Remix.run Logo
ack_complete 5 months ago

AVX-512 also has a lot of wonderful facilities for autovectorization, but I suspect its initial downclocking effects plus getting yanked out of Alder Lake killed a lot of the momentum in improving compiler and library usage of it.

Even the Steam Hardware Survey, which is skewed toward upper end hardware, only shows 16% availability of baseline AVX-512, compared to 94% for AVX2.

adgjlsfhk1 5 months ago | parent | next [-]

It will be interesting seeing what happens now that AMD is shipping good AVX-512. It really just makes Intel seem incompetent (especially since they're theoretically bringing AVX-512 back in next year anyway)

ack_complete 5 months ago | parent [-]

No proof, but I suspect that AMD's AVX-512 support played a part in Intel dumping AVX10/256 and changing plans back to shipping a full 512-bit consumer implementation again (we'll see when they actually ship it).

The downside is that AMD also increased the latency of all formerly cheap integer vector ops. This removes one of the main advantages against NEON, which historically has had richer operations but worse latencies. That's one thing I hope Intel doesn't follow.

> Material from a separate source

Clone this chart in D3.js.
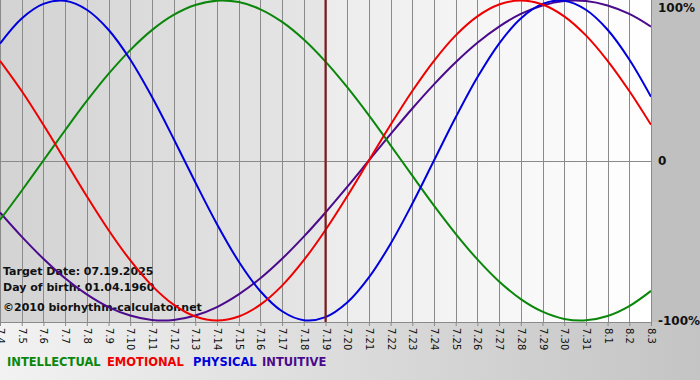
<!DOCTYPE html>
<html><head><meta charset="utf-8">
<script src="https://cdn.jsdelivr.net/npm/d3@7"></script>
<style>html,body{margin:0;padding:0;background:#fff;}svg{display:block;}</style>
</head><body>
<script>
const dayLabels = ["7.4","7.5","7.6","7.7","7.8","7.9","7.10","7.11","7.12","7.13","7.14","7.15","7.16","7.17","7.18","7.19","7.20","7.21","7.22","7.23","7.24","7.25","7.26","7.27","7.28","7.29","7.30","7.31","8.1","8.2","8.3"];
const physical = [0.731,0.888,0.979,0.998,0.942,0.817,0.631,0.398,0.136,-0.136,-0.398,-0.631,-0.817,-0.942,-0.998,-0.979,-0.888,-0.731,-0.520,-0.270,0,0.270,0.520,0.731,0.888,0.979,0.998,0.942,0.817,0.631,0.398];
const emotional = [0.623,0.434,0.223,0,-0.223,-0.434,-0.623,-0.782,-0.901,-0.975,-1,-0.975,-0.901,-0.782,-0.623,-0.434,-0.223,0,0.223,0.434,0.623,0.782,0.901,0.975,1,0.975,0.901,0.782,0.623,0.434,0.223];
const intellectual = [-0.372,-0.189,0,0.189,0.372,0.541,0.690,0.815,0.910,0.972,0.999,0.990,0.945,0.866,0.756,0.618,0.458,0.282,0.095,-0.095,-0.282,-0.458,-0.618,-0.756,-0.866,-0.945,-0.990,-0.999,-0.972,-0.910,-0.815];
const intuitive = [-0.325,-0.476,-0.614,-0.736,-0.837,-0.916,-0.969,-0.997,-0.997,-0.969,-0.916,-0.837,-0.736,-0.614,-0.476,-0.325,-0.165,0,0.165,0.325,0.476,0.614,0.736,0.837,0.916,0.969,0.997,0.997,0.969,0.916,0.837];
const targetIndex = 15;
const yTickValues = [1, 0, -1];
const yTickLabels = ["100%", "0", "-100%"];
const legendNames = ["INTELLECTUAL", "EMOTIONAL", "PHYSICAL", "INTUITIVE"];
const infoLines = ["Target Date: 07.19.2025", "Day of birth: 01.04.1960", "©2010 biorhythm-calculator.net"];

const series = [
  {name: "INTELLECTUAL", values: intellectual, color: "#0a870a"},
  {name: "EMOTIONAL", values: emotional, color: "#ee0000"},
  {name: "PHYSICAL", values: physical, color: "#0000dd"},
  {name: "INTUITIVE", values: intuitive, color: "#4b0a8c"}
];

const W = 700, H = 380;
const plotL = 0, plotR = 651, plotT = 0, plotB = 322;
const svg = d3.select("body").append("svg").attr("width", W).attr("height", H);
const defs = svg.append("defs");
function grad(id, c1, c2) {
  const g = defs.append("linearGradient").attr("id", id).attr("x1", "0%").attr("x2", "100%").attr("y1", "0%").attr("y2", "0%");
  g.append("stop").attr("offset", "0%").attr("stop-color", c1);
  g.append("stop").attr("offset", "100%").attr("stop-color", c2);
}
grad("gBottom", "#f2f2f2", "#c4c4c4");
grad("gLeft", "#d3d3d3", "#e6e6e6");
grad("gRight", "#ececec", "#ffffff");

const x = d3.scaleLinear().domain([0, dayLabels.length - 1]).range([plotL, plotR]);
const y = d3.scaleLinear().domain([-1, 1]).range([320.5, 0.5]);

// backgrounds
svg.append("rect").attr("x", 0).attr("y", 0).attr("width", W).attr("height", H).attr("fill", "url(#gBottom)");
svg.append("rect").attr("x", plotR).attr("y", 0).attr("width", W - plotR).attr("height", plotB).attr("fill", "#c0c0c0");
svg.append("rect").attr("x", plotL).attr("y", plotT).attr("width", x(targetIndex) - plotL).attr("height", plotB - plotT).attr("fill", "url(#gLeft)");
svg.append("rect").attr("x", x(targetIndex)).attr("y", plotT).attr("width", plotR - x(targetIndex)).attr("height", plotB - plotT).attr("fill", "url(#gRight)");

// vertical grid
svg.append("g").selectAll("line").data(dayLabels).join("line")
  .attr("x1", (d, i) => Math.round(x(i)) + 0.5).attr("x2", (d, i) => Math.round(x(i)) + 0.5)
  .attr("y1", plotT).attr("y2", plotB)
  .attr("stroke", "#8a8a8a").attr("stroke-width", 1);

// zero line
svg.append("line").attr("x1", plotL).attr("x2", plotR).attr("y1", Math.round(y(0)) + 0.5).attr("y2", Math.round(y(0)) + 0.5)
  .attr("stroke", "#8a8a8a");

// bottom axis
const xAxis = d3.axisBottom(x).tickValues(d3.range(dayLabels.length)).tickFormat(i => dayLabels[i]).tickSize(4).tickSizeOuter(0);
const ax = svg.append("g").attr("transform", `translate(0,${plotB})`).call(xAxis);
ax.select(".domain").attr("stroke", "#8a8a8a");
ax.selectAll(".tick line").attr("stroke", "#8a8a8a");
ax.selectAll(".tick text")
  .attr("transform", "rotate(90)")
  .attr("x", 6).attr("y", 0).attr("dy", "0.35em")
  .attr("text-anchor", "start")
  .attr("font-family", "DejaVu Sans, Verdana, sans-serif").attr("font-size", 10).attr("fill", "#111");

// y labels
svg.append("g").selectAll("text").data(yTickValues).join("text")
  .attr("x", 658).attr("y", d => Math.max(y(d), 7)).attr("dy", "0.38em")
  .attr("font-family", "DejaVu Sans, Verdana, sans-serif").attr("font-weight", "bold").attr("font-size", 12)
  .attr("fill", "#111").text((d, i) => yTickLabels[i]);

// info text
svg.append("g").selectAll("text").data(infoLines).join("text")
  .attr("x", 3).attr("y", (d, i) => [275, 291, 311][i])
  .attr("font-family", "DejaVu Sans, Verdana, sans-serif").attr("font-weight", "bold").attr("font-size", 11)
  .attr("fill", "#111").text(d => d);

// curves
const line = d3.line().x((d, i) => x(i)).y(d => y(d)).curve(d3.curveCatmullRom.alpha(0.5));
const clip = defs.append("clipPath").attr("id", "clipPlot");
clip.append("rect").attr("x", plotL).attr("y", -2).attr("width", plotR - plotL).attr("height", plotB + 2);
const order = [series[3], series[0], series[2], series[1]];
svg.append("g").attr("clip-path", "url(#clipPlot)").selectAll("path").data(order).join("path")
  .attr("d", d => line(d.values)).attr("fill", "none").attr("stroke", d => d.color).attr("stroke-width", 2);

// target line
svg.append("line").attr("x1", x(targetIndex)).attr("x2", x(targetIndex)).attr("y1", plotT).attr("y2", plotB)
  .attr("stroke", "#8a1515").attr("stroke-width", 2);

// legend
const legendX = [7, 107, 193, 262];
svg.append("g").selectAll("text").data(series).join("text")
  .attr("x", (d, i) => legendX[i]).attr("y", 366)
  .attr("font-family", "DejaVu Sans, Verdana, sans-serif").attr("font-weight", "bold").attr("font-size", 11.5)
  .attr("fill", d => d.color).text((d, i) => legendNames[i]);
</script>
</body></html>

Also interesting is that Intel's E-core architecture is improving dramatically compared to the P-core, even surpassing it in some cases. For instance, Skymont finally has no penalty for denormals, a long standing Intel weakness. Would not be surprising to see the E-core architecture take over at some point.

adgjlsfhk1 5 months ago | parent [-]

> For instance, Skymont finally has no penalty for denormals, a long standing Intel weakness.

yeah, that's crazy to me. Intel has been so completely discunctional for the last 15 years. I feel like you couldn't have a clearer sign of "we have 2 completely separate teams that are competing with each other and aren't allowed to/don't want to talk to each other". it's just such a clear sign that the chicken is running around headless

whizzter 5 months ago | parent [-]

Not really, to me it more seems like Pentium-4 vs Pentium-M/Core again.

The downfall of Pentium 4 was that they had been stuffing things into longer and longer pipes to keep up the frequency race(with horrible branch latencies as a result). They scaled it all away by "resetting" to the P3/P-M/Core architecture and scaling up from that again.

Pipes today are even _longer_ and if E-cores has shorter pipes at a similar frequency then "regular" JS,Java,etc code will be far more performant even if you lose a bit of perf for "performance" cases where people vectorize (Did the HPC computing crowd influence Intel into a ditch AGAIN? wouldn't be surprising!).

ack_complete 5 months ago | parent [-]

Thankfully, the P-cores are nowhere near as bad as the Pentium 4 was. The Pentium 4 had such a skewed architecture that it was annoyingly frustrating to optimize for. Not only was the branch misprediction penalty long, but all common methods of doing branchless logic like conditional moves were also slow. It also had a slow shifter such that small left shifts were actually faster as sequences of adds, which I hadn't needed to do since the 68000 and 8086. And an annoying L1 cache that had 64K aliasing penalties (guess which popular OS allocates all virtual memory, particularly thread stacks, at 64K alignment.....)

The P-cores have their warts, but are still much more well-rounded than the P4 was.

ezekiel68 5 months ago | parent | prev [-]

You mentioned "initial downclocking effects", yet (for posterity) I want to emphasize that in 2020 Ice Lake (Sunny Cove core) and later Intel processors, the downclocking is really a nothingburger. The fusing off debacle in desktop CPU families like Alder Lake you mentioned definitely killed the momentum though.

I'm not sure why OS kernels couldn't have become partners in CPU capability queries (where a program starting execution could request a CPU core with 'X' such as AVX-512F, for example) -- but without that the whole P-core/E-core hybrid concept was DOA for capabilities which were not least-common denominators. If I had to guess, marketing got ahead of engineering and testing on that one.

ack_complete 5 months ago | parent [-]

Sure, but any core-wide downclocking effect at all is annoying for autovectorization, since a small local win easily turns into a global loss. Which is why compilers have "prefer vector width" tuning parameters so autovec can be tuned down to avoid 512-bit or even 256-bit ops.

This is also the same reason that having AVX-512 only on the P-cores wouldn't have worked, even with thread director support. It would only take one small routine in a common location to push most threads off the P-cores.

I'm of the opinion that Intel's hybrid P/E-arch has been mostly useless anyway and only good for winning benchmarks. My current CPU has a 6P4E configuration and the scheduler hardly uses the E-cores at all unless forced, plus performance was better and more stable with the E-cores disabled.